Act of the Parliament of the United Kingdom

The Militia (Ireland) Act 1809 (49 Geo. 3. c. 120) was an act of the Parliament of the United Kingdom that consolidated enactments related to the militia in Ireland.

=== Repealed enactments ===
Section 1 of the act repealed 9 enactments, listed in that section.

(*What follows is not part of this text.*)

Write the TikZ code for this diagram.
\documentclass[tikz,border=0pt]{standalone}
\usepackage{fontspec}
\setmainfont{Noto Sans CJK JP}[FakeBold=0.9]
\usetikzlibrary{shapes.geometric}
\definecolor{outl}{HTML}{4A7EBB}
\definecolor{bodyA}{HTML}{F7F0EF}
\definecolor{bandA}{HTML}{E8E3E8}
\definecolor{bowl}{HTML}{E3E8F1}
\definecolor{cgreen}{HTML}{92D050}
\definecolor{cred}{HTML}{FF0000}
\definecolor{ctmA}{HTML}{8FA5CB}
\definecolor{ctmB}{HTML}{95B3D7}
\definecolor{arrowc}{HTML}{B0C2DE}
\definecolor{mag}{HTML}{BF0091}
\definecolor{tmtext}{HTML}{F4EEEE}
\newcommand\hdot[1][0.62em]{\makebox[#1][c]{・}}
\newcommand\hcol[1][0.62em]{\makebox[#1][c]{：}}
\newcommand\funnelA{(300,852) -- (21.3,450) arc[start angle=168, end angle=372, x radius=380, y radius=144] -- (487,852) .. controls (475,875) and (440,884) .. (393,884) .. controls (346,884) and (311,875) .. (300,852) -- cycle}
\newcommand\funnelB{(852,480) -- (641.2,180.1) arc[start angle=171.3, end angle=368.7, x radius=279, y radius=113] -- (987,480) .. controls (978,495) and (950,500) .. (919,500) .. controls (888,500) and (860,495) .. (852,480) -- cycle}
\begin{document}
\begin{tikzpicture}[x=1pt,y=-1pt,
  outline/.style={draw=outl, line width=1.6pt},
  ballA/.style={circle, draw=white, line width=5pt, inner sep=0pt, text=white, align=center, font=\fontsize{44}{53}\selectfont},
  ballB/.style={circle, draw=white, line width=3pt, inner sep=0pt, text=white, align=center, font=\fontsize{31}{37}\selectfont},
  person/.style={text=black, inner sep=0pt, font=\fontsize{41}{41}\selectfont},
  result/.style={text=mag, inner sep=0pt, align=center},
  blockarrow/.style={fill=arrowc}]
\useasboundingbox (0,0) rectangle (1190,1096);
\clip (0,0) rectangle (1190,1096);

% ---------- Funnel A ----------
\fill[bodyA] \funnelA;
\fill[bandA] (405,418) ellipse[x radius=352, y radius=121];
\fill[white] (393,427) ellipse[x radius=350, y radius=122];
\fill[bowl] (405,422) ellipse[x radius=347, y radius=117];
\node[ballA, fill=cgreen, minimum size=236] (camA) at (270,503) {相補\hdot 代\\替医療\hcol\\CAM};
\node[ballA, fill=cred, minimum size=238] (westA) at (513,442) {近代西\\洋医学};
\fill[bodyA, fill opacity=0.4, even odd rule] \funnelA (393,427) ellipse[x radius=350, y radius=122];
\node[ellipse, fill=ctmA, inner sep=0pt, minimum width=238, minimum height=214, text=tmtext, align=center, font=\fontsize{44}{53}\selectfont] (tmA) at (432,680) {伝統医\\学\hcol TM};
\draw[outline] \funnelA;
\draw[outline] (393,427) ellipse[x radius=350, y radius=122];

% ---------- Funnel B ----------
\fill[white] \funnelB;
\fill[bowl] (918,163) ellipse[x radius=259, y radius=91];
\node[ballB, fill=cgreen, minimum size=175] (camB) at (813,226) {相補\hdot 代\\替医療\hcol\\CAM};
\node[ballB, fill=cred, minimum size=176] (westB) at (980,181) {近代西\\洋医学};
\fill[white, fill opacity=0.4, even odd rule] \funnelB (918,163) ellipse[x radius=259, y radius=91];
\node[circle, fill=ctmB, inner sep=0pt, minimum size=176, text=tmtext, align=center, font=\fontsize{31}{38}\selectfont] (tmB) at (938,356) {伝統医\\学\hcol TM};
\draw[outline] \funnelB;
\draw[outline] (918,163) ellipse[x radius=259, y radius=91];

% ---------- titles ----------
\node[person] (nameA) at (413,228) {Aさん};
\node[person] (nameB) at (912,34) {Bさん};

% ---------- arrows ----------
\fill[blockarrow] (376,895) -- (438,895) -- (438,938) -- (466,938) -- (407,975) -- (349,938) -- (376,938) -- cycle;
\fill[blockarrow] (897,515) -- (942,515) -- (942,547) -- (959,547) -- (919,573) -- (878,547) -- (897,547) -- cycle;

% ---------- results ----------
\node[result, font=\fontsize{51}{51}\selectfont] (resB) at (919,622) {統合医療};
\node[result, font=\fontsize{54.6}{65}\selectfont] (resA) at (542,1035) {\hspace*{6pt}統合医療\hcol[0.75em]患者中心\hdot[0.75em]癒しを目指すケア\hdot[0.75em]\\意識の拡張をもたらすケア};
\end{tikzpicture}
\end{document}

The repeal did not affect the operation of any of the repealed acts so far as they repealed a former act or acts of Parliament, any proceeding for the punishment of an offence committed against any of the repealed acts before the commencement of this act, or the validity of any commission, deputation, appointment or enrolment of an officer, non-commissioned officer, drummer or private made under the repealed acts, all of which continued in full force and effect, with every person so commissioned or enrolled continuing to serve in the militia, as if this act had not been passed.

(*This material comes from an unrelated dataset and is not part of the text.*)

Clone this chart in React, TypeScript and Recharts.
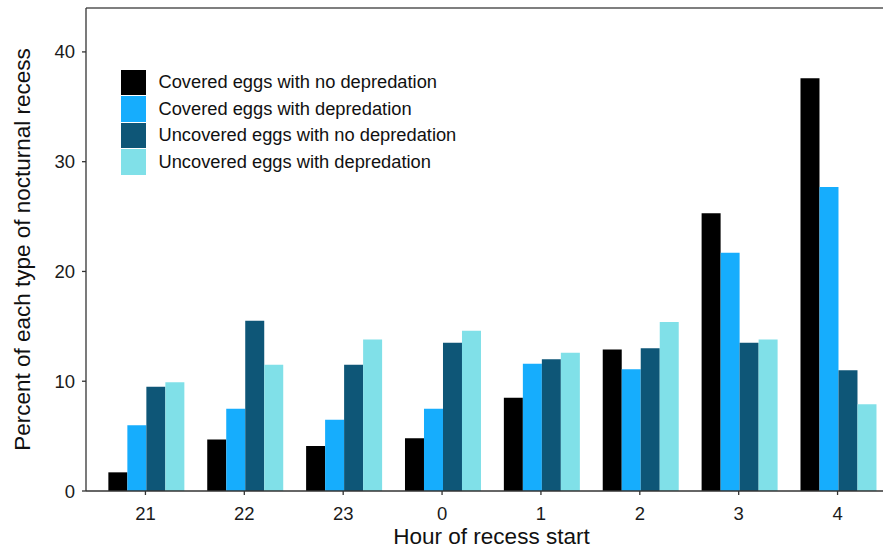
import { BarChart, Bar, XAxis, YAxis, Legend, ReferenceLine } from 'recharts';

const HOURS = ['21', '22', '23', '0', '1', '2', '3', '4'];
const COVERED_NO_DEP = [1.7, 4.7, 4.1, 4.8, 8.5, 12.9, 25.3, 37.6];
const COVERED_DEP = [6.0, 7.5, 6.5, 7.5, 11.6, 11.1, 21.7, 27.7];
const UNCOVERED_NO_DEP = [9.5, 15.5, 11.5, 13.5, 12.0, 13.0, 13.5, 11.0];
const UNCOVERED_DEP = [9.9, 11.5, 13.8, 14.6, 12.6, 15.4, 13.8, 7.9];
const Y_TICKS = [0, 10, 20, 30, 40];

const SERIES = [
  { key: 'covNo', name: 'Covered eggs with no depredation', color: '#000000', values: COVERED_NO_DEP },
  { key: 'covDep', name: 'Covered eggs with depredation', color: '#16adfd', values: COVERED_DEP },
  { key: 'uncNo', name: 'Uncovered eggs with no depredation', color: '#0e5677', values: UNCOVERED_NO_DEP },
  { key: 'uncDep', name: 'Uncovered eggs with depredation', color: '#80e0e8', values: UNCOVERED_DEP },
];

const data = HOURS.map((hour, i) => {
  const row: Record<string, string | number> = { hour };
  SERIES.forEach((s) => (row[s.key] = s.values[i]));
  return row;
});

const FONT = 'Liberation Sans, Arial, sans-serif';
const AXIS = '#333333';
const TICK_SIZE = 18.5;

// custom tick renderers so font size / spacing are under our control
const XTick = (props: any) => (
  <text
    x={props.x}
    y={513.3}
    dy="0.355em"
    textAnchor="middle"
    fontSize={TICK_SIZE}
    fontFamily={FONT}
    fill="#1a1a1a"
  >
    {props.payload.value}
  </text>
);

const YTick = (props: any) => (
  <text
    x={75}
    y={props.y}
    dy="0.355em"
    textAnchor="end"
    fontSize={TICK_SIZE}
    fontFamily={FONT}
    fill="#1a1a1a"
  >
    {props.payload.value}
  </text>
);

function LegendBox() {
  return (
    <div style={{ fontFamily: FONT, fontSize: 18.3, color: '#111' }}>
      {SERIES.map((s) => (
        <div key={s.key} style={{ display: 'flex', alignItems: 'center', height: 26.5 }}>
          <div style={{ width: 25, height: 25.5, background: s.color, marginRight: 12.5 }} />
          <span style={{ lineHeight: '26px', whiteSpace: 'nowrap' }}>{s.name}</span>
        </div>
      ))}
    </div>
  );
}

export default function App() {
  return (
    <div style={{ position: 'absolute', left: 0, top: 0, width: 883, height: 548, overflow: 'hidden', background: '#fff' }}>
      <BarChart
        width={897}
        height={548}
        data={data}
        margin={{ top: 8, right: 0, bottom: 0, left: 0 }}
        barCategoryGap="12.5%"
        barGap={0}
      >
        <XAxis
          dataKey="hour"
          height={57}
          padding={{ left: 10, right: 10 }}
          tickSize={4}
          tick={<XTick />}
          axisLine={{ stroke: AXIS, strokeWidth: 1.3 }}
          tickLine={{ stroke: AXIS, strokeWidth: 1.3 }}
          label={{
            value: 'Hour of recess start',
            position: 'insideBottom',
            offset: 4,
            fontSize: 22.5,
            fill: '#111',
            fontFamily: FONT,
          }}
        />
        <YAxis
          width={86}
          domain={[0, 44]}
          ticks={Y_TICKS}
          allowDataOverflow
          tickSize={4}
          tick={<YTick />}
          axisLine={{ stroke: AXIS, strokeWidth: 1.3 }}
          tickLine={{ stroke: AXIS, strokeWidth: 1.3 }}
          label={{
            content: () => (
              <text
                x={22}
                y={249.5}
                dy="0.355em"
                transform="rotate(-90 22 249.5)"
                textAnchor="middle"
                fontSize={22.5}
                fill="#111"
                fontFamily={FONT}
              >
                Percent of each type of nocturnal recess
              </text>
            ),
          }}
        />
        <ReferenceLine y={44} stroke="#555" strokeWidth={1.5} />
        <Legend
          layout="vertical"
          align="center"
          verticalAlign="middle"
          content={() => <LegendBox />}
          wrapperStyle={{ top: 69, left: 121, width: 'auto' }}
        />
        {SERIES.map((s) => (
          <Bar key={s.key} dataKey={s.key} name={s.name} fill={s.color} isAnimationActive={false} />
        ))}
      </BarChart>
    </div>
  );
}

| Citation | Short title | Description | Extent of repeal |
|---|---|---|---|
| 33 Geo. 3. c. 22 (I) | Militia Act (Ireland) 1793 | An Act for amending and reducing into one Act of Parliament, the Laws relating to the Militia in Ireland. | The whole act. |
| 35 Geo. 3. c. 8 (I) | Militia (No. 2) Act (Ireland) 1795 | An Act to explain and amend an Act, passed in the Thirty-third Year of the Reign of His present Majesty, entitled, "An Act for amending and reducing into one Act of Parliament, the Laws relating to the Militia of Ireland." | The whole act. |
| 36 Geo. 3. c. 33 (I) | Militia (No. 2) Act (Ireland) 1796 | An Act to further explain and amend an act passed in the 33rd year of his majesty's reign, entitled, "An Act for amending and reducing into one act of parliament the laws relating to the militia of Ireland," and also an act passed in the 35th year of his majesty's reign, entitled, "An Act to explain and amend an act passed in the 33rd year of his majesty's reign." | The whole act. |
| 37 Geo. 3. c. 19 (I) | Militia (No. 2) Act (Ireland) 1797 | An Act to explain and amend the laws now in force relating to the militia of this kingdom. | The whole act. |
| 38 Geo. 3. c. 62 (I) | Militia (No. 2) Act (Ireland) 1798 | An Act to further explain and amend the laws now in force relating to the militia of this kingdom. | The whole act. |
| 40 Geo. 3. c. 1 (I) | Militia Act (Ireland) 1800 | An Act for enabling his Majesty to accept the Services of Volunteers from the Militia under certain Restrictions, and for amending the Law relative to the Militia of Ireland. | So much as remained in force immediately before the passing of this act. |
| 40 Geo. 3. c. 92 (I) | Militia (No. 3) Act (Ireland) 1800 | An Act for amending an Act passed in this Kingdom in the Thirty-third Year of his Majesty's Reign, entitled, "An Act for amending and reducing into one Act of Parliament, the Laws relating to the Militia in Ireland." | The whole act. |
| 41 Geo. 3. c. 6 | Militia (Ireland) Act 1801 | An Act for increasing the number of field officers of the several regiments of militia in Ireland. | The whole act. |
| 42 Geo. 3. c. 109 | Militia (Ireland) (No. 1) Act 1802 | An Act for authorizing and rendering valid the Discharge of certain Militia Men in Ireland, and for giving Indemnity to the several Counties and Places in Ireland, which may incur any Expence in consequence of the Discharge of certain Militia Men. | The whole act, except so much as relates to militia men discharged before the passing of this act. |

== Subsequent developments ==
The whole act, except so much of section 74 as prescribed the appointment of clerks to general meetings, was repealed by section 4 of, and the second schedule to, the Territorial Army and Militia Act 1921 (11 & 12 Geo. 5. c. 37), which came into operation on 1 October 1921.

The surviving part of section 74 was in turn repealed, in Northern Ireland only, by article 7(2) of, and the schedule to, the Northern Ireland (Lieutenancy) Order 1975 (SI 1975/156), which came into operation on 6 March 1975. The act was also amended by the Militia (Ireland) Act 1814, the Statute Law Revision Act 1872 (No. 2), the Statute Law Revision Act 1873, the Militia (Voluntary Enlistment) Act 1875 and the Statute Law Revision Act 1888.